A quoi rime l’inquiétante passivité imposée aux forces de l’ordre?

A qui profitera, finalement, l’anarchie en train de s’installer chaque jour un peu plus dans tout le pays? Pour qui les intégristes sont-ils en train de tirer les marrons du feu?

Y aurait-il un partage des rôles entre partis salafistes violents et Ennahdha qui veut apparaître dans le costume respectable d’un parti de pouvoir?

Un plan machiavélique de pourrissement généralisé?

Car, au stade où l’on est, ne serait-il pas naïf de croire à une soi-disant incompétence avérée de l’équipe gouvernementale issue des élections du 23 octobre 2011?

N’y aurait-il pas lieu de soupçonner, plutôt, la mise en pratique d’un plan concerté et machiavélique qui viserait un pourrissement généralisé?

Que l’on voudrait sciemment créer une situation malsaine qui a déjà commencé à gangréner la société et à mettre à rude épreuve la paix civile que l’on ne ferait pas autrement! Que l’on voudrait sciemment donner à Ennahdha le temps de tisser sa toile d’araignée à travers l’ensemble des rouages de l’État en plaçant aux postes clés ses hommes de confiance et ainsi s’assurer de la fidélité de l’administration que l’on ne ferait pas autrement ! Que l’on voudrait sciemment renvoyer aux calendes grecques les futures élections dont on hésite depuis des mois à fixer la date et à désigner les membres de l’Instance indépendante qui auraient à les organiser que l’on ne ferait pas autrement! Que l’on rechigne à respecter les modalités propres à assurer l’alternance pacifique et démocratique du pouvoir que l’on ne ferait pas autrement!

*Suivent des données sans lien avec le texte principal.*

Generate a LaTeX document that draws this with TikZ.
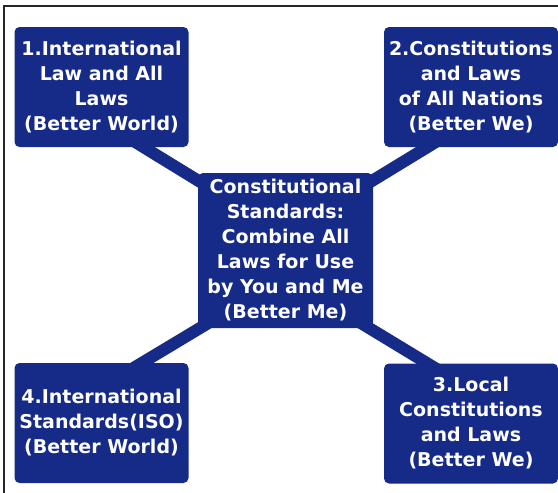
\documentclass[tikz,border=0pt]{standalone}
\usepackage{fontspec}
\setmainfont{DejaVu Sans}
\usetikzlibrary{backgrounds}
\definecolor{lawblue}{RGB}{22,42,136}
\tikzset{
  lawbox/.style={rectangle, rounded corners=5pt, fill=lawblue, text=white,
    font=\bfseries\fontsize{19}{25}\selectfont, align=center, inner sep=0pt,
    minimum width=174pt, minimum height=120pt},
  spoke/.style={draw=lawblue, line width=12pt, shorten <=-12pt}
}
\begin{document}
\begin{tikzpicture}[x=1pt, y=-1pt]
            \useasboundingbox (0,0) rectangle (558,493);
            \draw [black!85, line width=1.5pt] (558,6) -- (4,6) -- (4,493);
            \node [lawbox] (1) at (101.5,87) {1.International\\Law and All\\Laws\\(Better World)};
            \node [lawbox] (2) at (471,87) {2.Constitutions\\and Laws\\of All Nations\\(Better We)};
            \node [lawbox] (3) at (471,423.5) {3.Local\\Constitutions\\and Laws\\(Better We)};
            \node [lawbox] (4) at (101.5,423) {4.International\\Standards(ISO)\\(Better World)};
            \node [lawbox, minimum width=175pt, minimum height=155pt] (0) at (285.5,250.5) {Constitutional\\Standards:\\Combine All\\Laws for Use\\by You and Me\\(Better Me)};
            \coordinate (hubtop) at (285,234);
            \coordinate (hubbot) at (285,277);
            \begin{pgfonlayer}{background}
              \path [spoke] (1.305) -- (hubtop);
              \path [spoke] (2.234) -- (hubtop);
              \path [spoke] (3.126) -- (hubbot);
              \path [spoke] (4.56) -- (hubbot);
            \end{pgfonlayer}
        \end{tikzpicture}
\end{document}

Car, M. Ghnanouchi, considérez-vous toujours comme vos «enfants» ces groupes de barbus qui, jeudi 24 mai, selon Rtci (journal parlé de 13h30), ont opéré sur la route Sidi-Bouzid-Gafsa et ont interdit à deux poids lourds chargés de boissons alcoolisées l’accès à la capitale du Bassin minier?

Ne trouvez-vous pas, M. Ghanouchi, que vos «enfants» se comportent dans ce cas d’espèce comme des hors-la-loi et accaparent des prérogatives qui devraient, dans tout État de droit, revenir uniquement aux autorités de police?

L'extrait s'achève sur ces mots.